China favors countries with tariff slash action: PIIE
By Qiao Wai
People's Daily app
1561339333000

By lowering tariffs with other countries, China is “rolling out the red carpet for the rest of the world” as the trade war with the US continues, CNBC reported citing a study from think-tank Peterson Institute for International Economics (PIIE).

集装箱.jpg

(File photo: VCG)

According to the think-tank report, over the past year, China has lowered duties on goods from countries who compete with the US.

PIIE said that although China’s tariff slash initiative received less attention by lowering duties with trading partners.

“China has begun rolling out the red carpet for the rest of the world. Everyone else is enjoying much-improved access to China’s 1.4 billion consumers,” the report said.

“Trump’s provocations and China’s two-pronged response mean American companies and workers now are at a considerable cost disadvantage relative to both Chinese firms and firms in third countries,” said PIIE researchers, which include trade expert Chad P. Bown.

On the China side, PIIE considers that lowering tariffs on products originating from other countries allows China to limit domestic economic damage since Chinese companies have an option to switch from US suppliers as they can import similar products from other countries at better prices.
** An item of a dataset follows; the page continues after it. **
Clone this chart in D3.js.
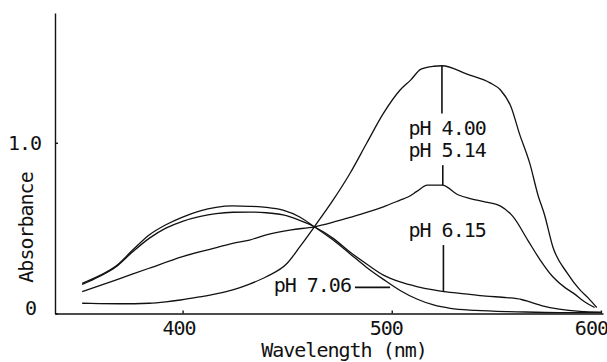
<!DOCTYPE html>
<html>
<head>
<meta charset="utf-8">
<script src="https://cdn.jsdelivr.net/npm/d3@7"></script>
<style>
  html, body { margin: 0; padding: 0; background: #fff; }
  text { font-family: "DejaVu Sans Mono", monospace; font-size: 20px; letter-spacing: -1px; fill: #111; }
</style>
</head>
<body>
<svg id="chart" width="607" height="362"></svg>
<script>
// spectra: [wavelength nm, absorbance]
const ph400 = [
  [352, 0.06], [360, 0.058], [370, 0.057], [384, 0.06], [392, 0.068], [399, 0.079],
  [408, 0.097], [416, 0.115], [424, 0.138], [432, 0.172], [440, 0.215], [450, 0.294],
  [456, 0.39], [463, 0.508], [472, 0.665], [480, 0.82], [488, 0.997], [496, 1.172],
  [504, 1.309], [509, 1.367], [514, 1.431], [520, 1.448], [524, 1.451], [536, 1.402],
  [547, 1.351], [552, 1.309], [557, 1.211], [561, 1.055], [566, 0.879], [570, 0.69],
  [573, 0.58], [577, 0.391], [584, 0.235], [590, 0.138], [594, 0.09], [598, 0.035]
];
const ph514 = [
  [352, 0.128], [368, 0.196], [384, 0.265], [400, 0.333], [413, 0.376], [424, 0.411],
  [432, 0.43], [440, 0.46], [452, 0.49], [463, 0.508], [472, 0.535], [480, 0.563],
  [488, 0.592], [496, 0.625], [504, 0.664], [508, 0.684], [512, 0.715], [517, 0.752],
  [524, 0.752], [532, 0.694], [538, 0.672], [544, 0.655], [552, 0.629], [558, 0.567],
  [565, 0.43], [571, 0.313], [577, 0.215], [583, 0.15], [587, 0.118], [592, 0.07], [597, 0.035]
];
const ph615 = [
  [352, 0.17], [360, 0.215], [368, 0.272], [376, 0.36], [384, 0.44], [392, 0.5],
  [400, 0.54], [408, 0.567], [416, 0.585], [424, 0.593], [432, 0.594], [440, 0.59],
  [448, 0.577], [456, 0.545], [463, 0.508], [472, 0.44], [480, 0.36], [488, 0.29],
  [496, 0.225], [504, 0.185], [512, 0.158], [520, 0.138], [525, 0.128], [535, 0.115],
  [545, 0.102], [555, 0.093], [562, 0.082], [566, 0.068], [572, 0.045], [580, 0.025],
  [590, 0.012], [600, 0.008]
];
const ph706 = [
  [352, 0.177], [360, 0.22], [368, 0.276], [376, 0.37], [384, 0.46], [392, 0.52],
  [400, 0.565], [408, 0.6], [416, 0.622], [424, 0.63], [432, 0.628], [440, 0.622],
  [448, 0.605], [456, 0.565], [463, 0.508], [472, 0.43], [480, 0.35], [488, 0.27],
  [496, 0.2], [504, 0.135], [512, 0.085], [520, 0.05], [528, 0.03], [540, 0.018],
  [560, 0.01], [580, 0.005], [600, 0.005]
];

const xTicks = [400, 500, 600];
const yTicks = [0, 1.0];
const yTickLabels = ['0', '1.0'];

// curve labels: text, wavelength, absorbance of baseline, anchor
const labels = [
  { text: 'pH 4.00', wl: 508, a: 1.045, anchor: 'start' },
  { text: 'pH 5.14', wl: 508, a: 0.918, anchor: 'start' },
  { text: 'pH 6.15', wl: 508, a: 0.45, anchor: 'start' },
  { text: 'pH 7.06', wl: 480.5, a: 0.128, anchor: 'end' }
];
// leader lines: [wl1, a1, wl2, a2]
const leaders = [
  [524, 1.451, 524, 1.172],
  [524.4, 0.869, 524.4, 0.752],
  [524.7, 0.401, 524.7, 0.128],
  [482.4, 0.153, 499.2, 0.153]
];

const svg = d3.select('#chart');
const x = d3.scaleLinear().domain([339, 601]).range([55, 603]);
const y = d3.scaleLinear().domain([0, 1.76]).range([313.5, 13]);

const line = d3.line()
  .x(d => x(d[0]))
  .y(d => y(d[1]))
  .curve(d3.curveMonotoneX);

// axes
const xAxis = svg.append('g')
  .attr('transform', `translate(0,${y(0)})`)
  .call(d3.axisBottom(x).tickValues(xTicks).tickSizeInner(-3).tickSizeOuter(0).tickPadding(7));
// labels in the scan sit a little left of their ticks
const xLabelShift = { 400: -4, 500: -6, 600: -10 };
xAxis.selectAll('text').attr('dx', d => xLabelShift[d]);

const yAxis = svg.append('g')
  .attr('transform', `translate(${x(339)},0)`)
  .call(d3.axisLeft(y).tickValues(yTicks).tickSizeInner(-3).tickSizeOuter(0).tickPadding(14)
    .tickFormat((d, i) => yTickLabels[i]));
yAxis.selectAll('text').filter(d => d === 0).attr('dx', -5).attr('dy', '0.07em');

svg.selectAll('.domain, .tick line').attr('stroke', '#111').attr('stroke-width', 1.4);
svg.selectAll('.tick text').attr('font-family', null).attr('font-size', null).attr('fill', '#111');

// axis titles
svg.append('text')
  .attr('transform', 'translate(33,227.5) rotate(-90)')
  .attr('text-anchor', 'middle')
  .text('Absorbance');
svg.append('text')
  .attr('x', 344).attr('y', 357)
  .attr('text-anchor', 'middle')
  .text('Wavelength (nm)');

// spectra
svg.selectAll('.spectrum')
  .data([ph400, ph514, ph615, ph706])
  .enter().append('path')
  .attr('class', 'spectrum')
  .attr('d', line)
  .attr('fill', 'none')
  .attr('stroke', '#111')
  .attr('stroke-width', 1.3);

// leaders and labels
svg.selectAll('.leader')
  .data(leaders)
  .enter().append('line')
  .attr('x1', d => x(d[0])).attr('y1', d => y(d[1]))
  .attr('x2', d => x(d[2])).attr('y2', d => y(d[3]))
  .attr('stroke', '#111')
  .attr('stroke-width', 1.6);

svg.selectAll('.lbl')
  .data(labels)
  .enter().append('text')
  .attr('x', d => x(d.wl))
  .attr('y', d => y(d.a))
  .attr('text-anchor', d => d.anchor)
  .text(d => d.text);
</script>
</body>
</html>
The PIIE report, released on June 12, pointed out that tariffs are costly to those countries who impose them with China.

“Concern over such costs explains both China’s restrained retaliation against the US and its decision to reduce tariffs toward the rest of the world,” the researchers said.

By reducing tariffs on imports from other countries, US exporters will face increasing disadvantages relative to competitors in Canada, Japan, and Europe. As the researchers pointed out, the result from the last year saw a decrease in US good entering China.

Citing examples of US products like seafood that have lost significant market share in China, US lobster exports fell 70 percent after Beijing raised tariffs 25 percent last July.

Meanwhile, Canada’s lobster exports nearly doubled because of China’s tariff cuts.

The findings come as US firms have appealed to the Trump administration to resolve the trade conflict. They argue that heightened tariffs have hurt US businesses and consumers.

Also, it’s not only China that has squeezed out US firms as a result of Trump’s policies.

After Trump pulled out of the Trans-Pacific Partnership, US beef exporters found themselves at a disadvantage versus their peers in Japan, according to PIIE.

“This is just one more good reason why trade wars are not easy to win,” said PIIE.